Maléfique
film réalisé par Robert Stromberg
Résumé :
Il était une fois
un royaume lointain, baignant dans la paix et la prospérité. Le couple royal
qui le gouvernait était bon pour son peuple, mais il était triste car il ne
parvenait pas à avoir d’enfants. Jusqu’au jour où la reine accoucha d’une
ravissante petite fille. Une grande cérémonie fut donnée en l’honneur de ce
bébé tant espéré. Tous les notables du royaume furent invités. Les fées
elles-mêmes furent conviées à se pencher sur le berceau. Mais l’une d’entre
elles avait été oubliée. La grande, l’odieuse, l’ignoble Maléfiq…
Ah non, c’est pas
le bon script… ça, c’est le dessin animé de 1959. Mais où est passé notre
film ? Ah, le voilà. Mmh, je reprends.
Il était une fois
deux peuples antagonistes : le peuple des hommes et celui de la féerie. Mais
que connaissent des conflits les enfants ? Un petit d’homme pénétra dans le
royaume de féerie pour y voler une pierre précieuse… et c’est le cœur de la
pétillante Maléfique, une jeune fée malicieuse, qu’il ravit. Les deux êtres que
tout séparait grandirent dans l’amitié, puis l’amour, respectant leurs
différences à l’abri de la brutalité du monde des hommes. Mais l’ambition et la
cupidité du jeune voleur mirent un terme à leur complicité. Pour devenir roi,
ce dernier endormit Maléfique par traîtrise et l’amputa de ses ailes.
À son réveil,
Maléfique, pétrie de douleur, sombra dans une haine dévastatrice dont rien ne
semblait pouvoir la sauver…
Critique
(attention, spoilers) :
Maléfique est un petit bijou d’humour et
de stéréotypes retournés comme des gants pour le plus grand plaisir des petits
et des grands. Angelina Jolie est lumineuse au cœur de la noirceur de son
personnage, lui insufflant une humanité et une vulnérabilité touchantes. Mais
les acteurs qui l’entourent ne sont pas en reste. Pour ne citer qu’eux, Sharlto
Copley, l’inoubliable Wikus van der Merwe de District 9 (ne serait-ce que pour son nom imprononçable) et
Elle Fanning, étoile montante à Hollywood, emplissent le film de leur présence dans
les rôles respectifs du roi Stéphane et de la princesse Aurore.
Pendant longtemps,
malgré son succès littéraire, la fantasy portée à l’écran n’a guère donné de
beaux fruits, hormis quelques rares exceptions parmi lesquelles les adaptations
cinématographiques du Seigneur des
anneaux et de Bilbo le Hobbit par
Peter Jackson.
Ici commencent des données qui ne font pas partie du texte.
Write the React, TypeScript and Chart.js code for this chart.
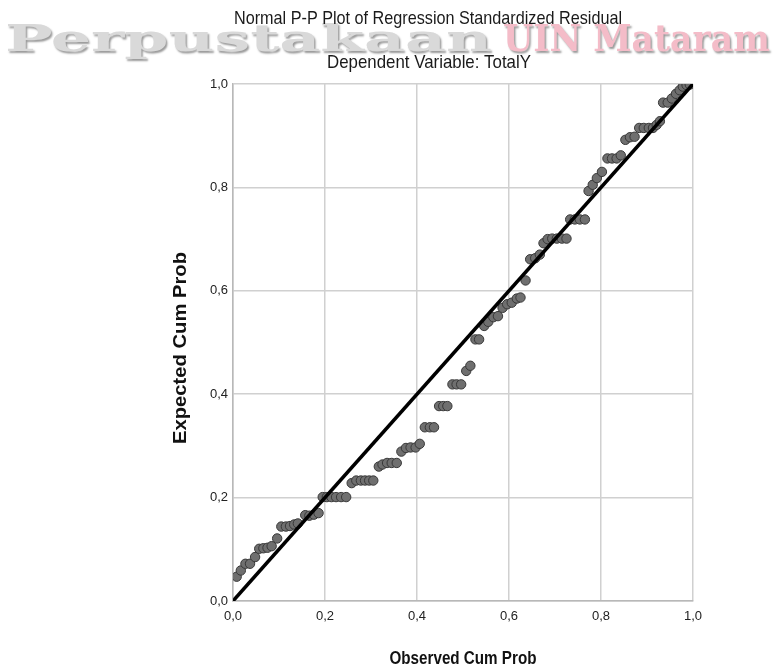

Néanmoins, on a pu voir ces dernières années fleurir de
surprenantes réussites, notamment grâce à la révision des contes de fées, comme
Blanche Neige et le chasseur (malgré
quelques défauts), mais surtout la série télévisée Once upon a time et à présent Maléfique.
Cette réécriture
audiovisuelle de La Belle au bois dormant
s’écarte radicalement des versions littéraires des frères Grimm et de Charles
Perrault, tout comme elle prend volontairement le contre-pied du dessin animé
Disney de 1959. On y retrouve bien sûr les scènes clés (le lancement du mauvais
sort, l’édification de la muraille d’épines, la rencontre du prince et de la
princesse, la plongée de cette dernière dans un sommeil profond…) mais vues
sous un jour totalement nouveau. Ici, ce sont les humains qui ont le mauvais
rôle. Guidés par un roi avide de pouvoir et sans merci, ils se montrent
impitoyables envers les membres du petit peuple.
On pourrait presque
voir dans ce film un retour aux sources du merveilleux, du temps où ce dernier,
païen, n’avait pas encore revêtu ses atours chrétiens. Voire observer, dans la
lutte qui oppose les hommes à la féerie, une métaphore (probablement
inconsciente) du combat livré par l’Église contre les folklores indigènes pour
les étouffer, ou tout au moins les acculturer. Un combat que la fantasy reprend
souvent au nom du merveilleux païen, comme une tentative désespérée de changer
l’issue de cette bataille qui, dans l’histoire, fut moins heureuse pour les
êtres féeriques.
Ce qui est sûr,
c’est que cette nouvelle version de La
Belle au bois dormant brise en mille éclats le mythe du true love kiss, largement diffusé par
l’industrie Disney elle-même, pour le reforger de manière assez inattendue.